Hari
ini Pemilihan Kepala Daerah (PILKADA) berlangsung serentak di seluruh
Indonesia. Begitu pun dengan daerahku. Sayangnya aku belum cukup umur untuk
ikut merayakan pesta rakyat ini. Teman-temanku yang sebagian besar sudah cukup
umur ikut berpartisipasi menyumbangkan suara mereka kepada calon yang mereka ‘anggap’
dapat menjadikan daerahku lebih baik lagi untuk lima tahun kedepan.
Pengumuman
resmi dari Komisi Pemilihan Umum memang belum keluar. Tapi berdasarkan laporan
hasil perolehan suara dari setiap TPS sudah dapat dipastikan siapa yang akan
memimpin Kabupaten Kepulauan Selayar untuk lima tahun ke depan.
Malam
ini aku bertemu dengan salah satu tim sukses dari pasangan calon yang
memenangkan PILKADA di sebuah kedai makan pinggir pantai. Kebetulan dia
berteman dengan bapakku. Dari bapakku ku dengar dia adalah seorang preman,
walaupun penampilannya tidak seperti preman-preman pasar yang tampil urakan dan
tidak terurus.
Penampilannya
rapi dengan menggunakan kemeja putih berlengan pendek dan celana kain hitam. Dia
ditemani dua bapak-bapak yang menggunakan pakaian bernuansa hitam. Salah satu
dari bapak-bapak itu adalah seorang konsultan politik.
Dia
tampak bahagia sekali karena calonnya menang. Walaupun tidak dapat melihat
wajahnya dan aku memang tidak ingin melihat wajahnya, pancaran kegembirannya
terpancar jelas dari cara dia berbicara. Bukan hanya sekedar kebahagiaan, tapi
juga kesombongan.
Bagaimana
tidak ? Dengan menangnya calon yang dia dukung mungkin dia sudah menang puluhan
juta dari hasil bertaruh dengan teman-temannya.
Dia
bercerita dengan bahagianya bagaimana calonnya bisa menang. Berapa perolehan
suara mereka di setiap TPS dan berapa banyak suara yang tidak disangka-sangka. Dia
bahkan sibuk menerima telpon dari tim sukses yang berada di kepulauan dan menerima
laporan bahwa di pulau mereka juga menang. Dia juga menelpon tim sukses calon
yang kalah dan memamerkan kemenangan yang dimilikinya. Sombong betul orang ini,
pikirku.
Aku
yang saat itu sedang menikmati mie pangsit kesukaanku rasanya ingin segera
pergi dari tempat itu. Aku merasa ingin muntah mendengarkan betapa bangga,
senang, dan bahagianya dia karena calonnya menang. Tapi yang sampai di
pendengaranku itu hanya kesombongan seseroang yang ingin berkuasa dengan
menghalalkan segala cara. Aku merasa jijik dengan orang seperti mereka. Mereka yang
mengandalkan uang untuk menang. Mereka yang mengandalkan uang untuk mendapatkan
suara. Mereka yang mengandalkan uang untuk meraih apa yang mereka inginkan. Akan
jadi seperti apa daerahku kedepannya jika dipimpin oleh pemimpin yang menang
dengan cara seperti itu ?
Melihat
realita seperti ini aku jadi berfikir, sebodoh itukah masyarakat ? Serendah
itukah harga diri mereka ?
Pemilihan
kepala daerah di daerah bagaikan ajang berjudi bagi mereka yang berduit. Setiap
calon mengeluarkan pundi-pundi rupiah yang ada di tabungan mereka. Angkanya fantastis.

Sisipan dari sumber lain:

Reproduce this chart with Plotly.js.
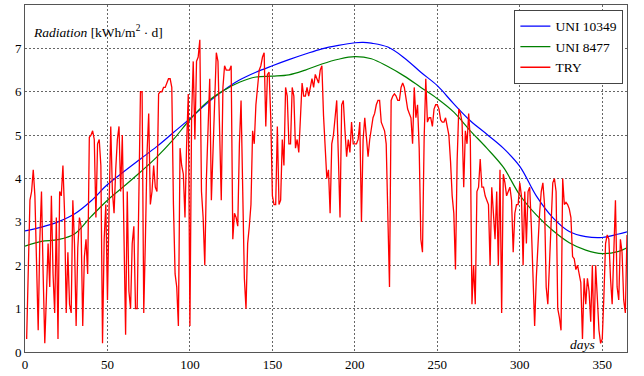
<!DOCTYPE html>
<html>
<head>
<meta charset="utf-8">
<script src="https://cdn.plot.ly/plotly-3.0.1.min.js"></script>
<style>
body{margin:0}
#chart text, #chart tspan{font-family:'Liberation Serif' !important;}
</style>
</head>
<body>
<div id="chart"></div>
<script>
// UNI 10349 (blue)
const uni10349Days = [0,10,20,30,40,50,60,70,80,90,100,110,120,130,140,150,160,170,180,190,200,205,210,220,230,240,250,260,270,280,290,300,310,320,330,340,350,360,365];
const uni10349Vals = [2.79,2.88,3.0,3.18,3.48,3.86,4.16,4.45,4.74,5.06,5.38,5.72,6.02,6.27,6.45,6.6,6.74,6.87,6.99,7.07,7.13,7.14,7.12,7.03,6.78,6.45,6.14,5.72,5.33,5.02,4.7,4.28,3.6,3.1,2.78,2.66,2.64,2.72,2.77];
// UNI 8477 (green)
const uni8477Days = [0,10,20,30,40,50,60,70,80,90,100,110,120,130,140,150,160,170,180,190,200,210,220,230,240,250,260,270,280,290,300,310,320,330,340,350,360,365];
const uni8477Vals = [2.44,2.55,2.59,2.72,3.12,3.5,3.82,4.15,4.5,4.9,5.36,5.75,6.02,6.22,6.34,6.36,6.39,6.5,6.64,6.75,6.81,6.76,6.58,6.36,6.1,5.84,5.53,5.1,4.7,4.26,3.62,3.16,2.8,2.52,2.35,2.27,2.32,2.4];
// TRY daily values, days 1..365
const tryVals = [
0.3,1.7,3.5,3.7,4.2,3.6,1.7,0.5,2.6,3.7,
1.8,0.2,1.3,2.5,1.5,3.6,1.8,0.9,3.1,0.3,
3.7,3.6,4.3,3.2,0.9,2.3,1.1,0.9,3.5,2.5,
0.6,2.4,3.1,2.9,0.6,2.2,2.6,1.8,4.95,5.0,
5.1,4.9,3.1,4.8,4.9,4.3,0.2,2.6,3.4,1.2,
3.4,5.2,3.7,3.2,4.2,4.9,5.2,3.7,5.0,2.6,
0.4,3.7,1.4,1.0,2.5,2.9,1.0,1.0,3.2,6.0,
6.0,0.9,2.6,4.6,5.5,3.4,3.7,4.3,3.8,3.7,
5.95,6.0,6.0,6.1,6.1,6.2,6.3,6.3,6.1,3.4,
1.8,1.5,0.6,4.7,4.3,4.1,3.1,4.8,5.95,0.6,
5.4,6.7,4.9,6.7,6.8,7.2,3.7,3.1,2.0,4.0,
5.2,6.3,3.5,4.5,5.5,6.9,6.7,4.9,3.5,6.1,
6.6,6.5,6.5,6.5,6.6,2.6,3.2,3.1,2.9,4.8,
5.8,3.5,1.7,1.0,2.5,2.9,3.4,5.1,4.8,5.7,
6.2,6.5,6.6,6.8,6.9,5.2,6.4,6.45,5.4,3.6,
3.4,3.4,5.2,3.4,3.5,4.9,4.3,6.1,5.9,4.8,
4.8,6.1,5.9,4.7,4.9,4.6,5.4,6.2,5.9,5.9,
6.1,5.9,6.1,6.3,6.1,6.4,6.3,6.2,6.5,6.6,
5.45,4.8,4.0,4.2,3.2,4.8,5.0,5.4,5.8,4.5,
3.1,5.7,5.8,5.1,4.5,4.9,4.6,5.3,4.8,4.8,
4.8,4.9,5.3,3.0,4.9,5.4,4.9,4.5,4.9,5.2,
5.4,5.5,5.7,5.8,5.8,5.3,5.2,5.1,4.8,3.0,
1.5,5.8,5.9,5.95,5.9,5.8,5.8,6.1,6.2,6.1,
5.8,5.6,5.5,5.4,4.8,6.1,5.4,5.7,4.7,2.6,
2.3,4.9,6.3,5.3,5.4,5.4,5.2,5.6,5.7,5.7,
5.6,5.35,5.3,5.3,5.4,5.15,5.0,4.4,3.6,3.2,
1.9,4.4,5.6,5.5,5.3,3.8,5.1,4.8,5.5,4.9,
1.1,2.0,1.1,3.7,3.8,4.45,3.8,3.8,3.6,3.5,
3.4,2.0,3.8,3.2,2.6,3.7,2.0,4.2,0.9,4.1,
3.9,3.6,3.7,3.8,3.5,2.3,3.2,3.4,3.4,3.9,
3.6,2.0,3.7,2.5,3.7,3.8,2.9,1.7,0.6,1.7,
2.6,3.2,3.7,3.9,3.4,1.5,1.1,2.2,3.2,3.9,
4.0,3.7,1.0,0.8,0.5,4.0,3.4,3.45,3.4,3.3,
3.1,2.2,2.15,1.9,2.0,1.8,1.6,0.3,1.7,1.1,
1.7,1.4,0.7,2.0,0.3,2.0,1.2,0.5,0.2,0.3,
1.3,2.5,2.7,2.6,1.7,1.1,2.3,3.5,1.5,1.2,
2.6,2.3,1.2,0.9,2.7
];
const tryDays = tryVals.map((v, i) => i + 1);
const xTicks = [0,50,100,150,200,250,300,350];
const yTicks = [0,1,2,3,4,5,6,7,8];

const FONT_FAMILY = 'Liberation Serif';
const traces = [
  {x: uni10349Days, y: uni10349Vals, name: 'UNI 10349', mode: 'lines', line: {color: '#0000ff', width: 1.2, shape: 'spline', smoothing: 1}},
  {x: uni8477Days, y: uni8477Vals, name: 'UNI 8477', mode: 'lines', line: {color: '#008000', width: 1.2, shape: 'spline', smoothing: 1}},
  {x: tryDays, y: tryVals, name: 'TRY', mode: 'lines', line: {color: '#ff0000', width: 1.3}}
];
function axis(range, ticks) {
  return {
    range: range, tickvals: ticks, ticktext: ticks.map(String),
    showgrid: true, gridcolor: '#666', griddash: '2px,2px', gridwidth: 1,
    zeroline: false, showline: true, mirror: true, linecolor: '#555', linewidth: 1,
    ticks: '', tickfont: {family: FONT_FAMILY, size: 13, color: '#000'}
  };
}
const layout = {
  width: 644, height: 376,
  margin: {l: 25, r: 17, t: 5, b: 24},
  paper_bgcolor: '#fff', plot_bgcolor: '#fff',
  font: {family: FONT_FAMILY, size: 13, color: '#000'},
  xaxis: axis([0, 365], xTicks),
  yaxis: axis([0, 8], yTicks),
  showlegend: true,
  legend: {x: 0.994, xanchor: 'right', y: 0.986, yanchor: 'top', bgcolor: '#fff', bordercolor: '#444', borderwidth: 1,
           font: {family: FONT_FAMILY, size: 13.5, color: '#000'}, tracegroupgap: 0},
  annotations: [
    {xref: 'paper', yref: 'paper', x: 0.0106, y: 0.925, xanchor: 'left', yanchor: 'middle', showarrow: false,
     text: '<i>Radiation</i> [kWh/m<sup>2</sup> \u00B7 d]', font: {family: FONT_FAMILY, size: 13.5, color: '#000'}},
    {xref: 'paper', yref: 'paper', x: 0.95, y: 0.022, xanchor: 'right', yanchor: 'middle', showarrow: false,
     text: '<i>days</i>', font: {family: FONT_FAMILY, size: 13.5, color: '#000'}}
  ]
};
Plotly.newPlot('chart', traces, layout, {staticPlot: true});
</script>
</body>
</html>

Totalnya bisa mencapai puluhan milyar. Pantas saja hanya orang-orang berduit
yang berani mencalonkan diri menjadi kepala daerah. Yang menarik adalah bukan
hanya para calon yang berjudi, tapi juga para tim sukses masing-masing saling
berjudi. Segala sesuatunya menggunakan uang. Jangan berani bermimpi menang
kalau tidak mengeluarkan budget yang besar. Besarnya suara tergantung dengan
banyaknya uang yang dikeluarkan.
Inilah
politik. Segala cara dilakukan untuk mencapai tujuan.